Однако существует к культуре активное и страстное — и в то же время отнюдь не дон-кихотское — отношение: у социально-обездоленных, у пробужденных масс, которым еще предстоит только проложить себе дорогу к культуре. Но и такая любовь не удел Мережковского: ему нет нужды ни доказывать, ни осуществлять свое право на культуру, — ему остается любить ее спокойной и удовлетворенной любовью обладания. Греческие классики, отцы церкви, французские эротики — он всем этим пользуется так же натурально, как карманными часами или носовым платком. Культура — от комнатного комфорта до высших эстетических ценностей — не клад, который он боится утратить, и не идеал, которого он хочет достигнуть, а данная ему среда. Среда же (по Мережковскому, «середина») — это плоскость, мещанство, удовлетворенное мещанство — это хамство. Где же искать спасения от погружения в хамство облагороженного культурного прозябания? И вот тут на выручку является мистика. В ней Мережковский имеет сверх-культурную санкцию культуры, гарантию того, что, посасывая культуру, он совершает высшее дело и, главное, не является просто гниющим человеческим мясом, хотя бы и цивилизованным. Культура и Вечность — два устоя Мережковского. Вечность — это самая льготная отсрочка платежа по моральным векселям, предъявляемым культурой. Примиряя с культурными противоречиями и с самим собою, Вечность гарантирует еще, сверх всего прочего, за пределами культуры в высшей степени заманчивое продолжение.

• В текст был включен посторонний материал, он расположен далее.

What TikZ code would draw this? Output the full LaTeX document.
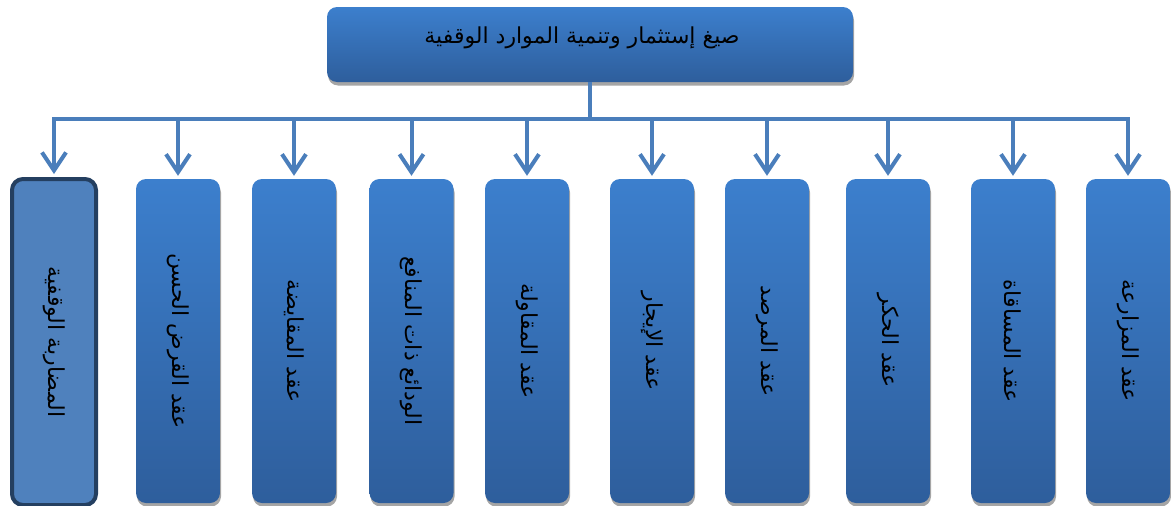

Мережковский просто оказался ранним культурным индивидуалистом, преждевременным европейским себялюбцем в исторической среде, враждебной такому типу, ибо все еще дышало здесь коллективными чувствами и настроениями. В борьбе за свое самосохранение Мережковский отгородился от всех и строил себе свой личный храм, изнутри себя. Я и культура, я и вечность — вот его центральная, его единственная тема. Среди русских интеллигентных мистиков, в большинстве своем новейшей формации, Мережковский стоит особняком, как мистик коренной. Струве, Бердяев, Булгаков и другие из материалистов становились полумистиками и мистиками, в меру того как слева направо передвигались их политические симпатии. А Мережковский справа налево передвигал свои политические симпатии в борьбе за сохранение своего мистицизма. От освящения самодержавия он пришел к христианско-анархическому идеалу теократического вневластия — не потому, что искал правды человеческих отношений, а исключительно под влиянием потребностей личного своего самоутверждения, но всестороннего, так, чтобы уж совершенно себя обставить и «здесь» и «там», чтобы ни о чем уж больше не беспокоиться. Революционная эпоха произвела трещину в его индивидуалистической скорлупе и показала, что есть на свете не только «я» и культура, но и третий фактор: масса, — и Мережковский допустил массу в свои внутренние покои, впрочем, лишь чуть дальше порога, да и не реальную народную массу, а для своего обихода им самим выдуманную, «самую апокалиптическую в мире». Идеальная христианская общественность оказывается лишь перелицовкой апокалиптического тысячелетнего царства святых на земле и практически ни к чему не обязывает. «Почти невозможно найти даже первую реальную точку для теократического „действия“», — меланхолически жалуется сам Мережковский и, тем не менее, не подвергает своего земного идеала никакой ревизии, ибо для него дело идет, по существу, не о том, чтобы перевернуть этот неправедный мир, а о том, чтобы мистически истолковать его. Стоит ли тревожиться из-за невозможности общественного действия, раз «проблема дьявола» разрешена окончательно!

вернуться

261

Блок, Александр Александрович (1880–1920) — выдающийся русский поэт-символист.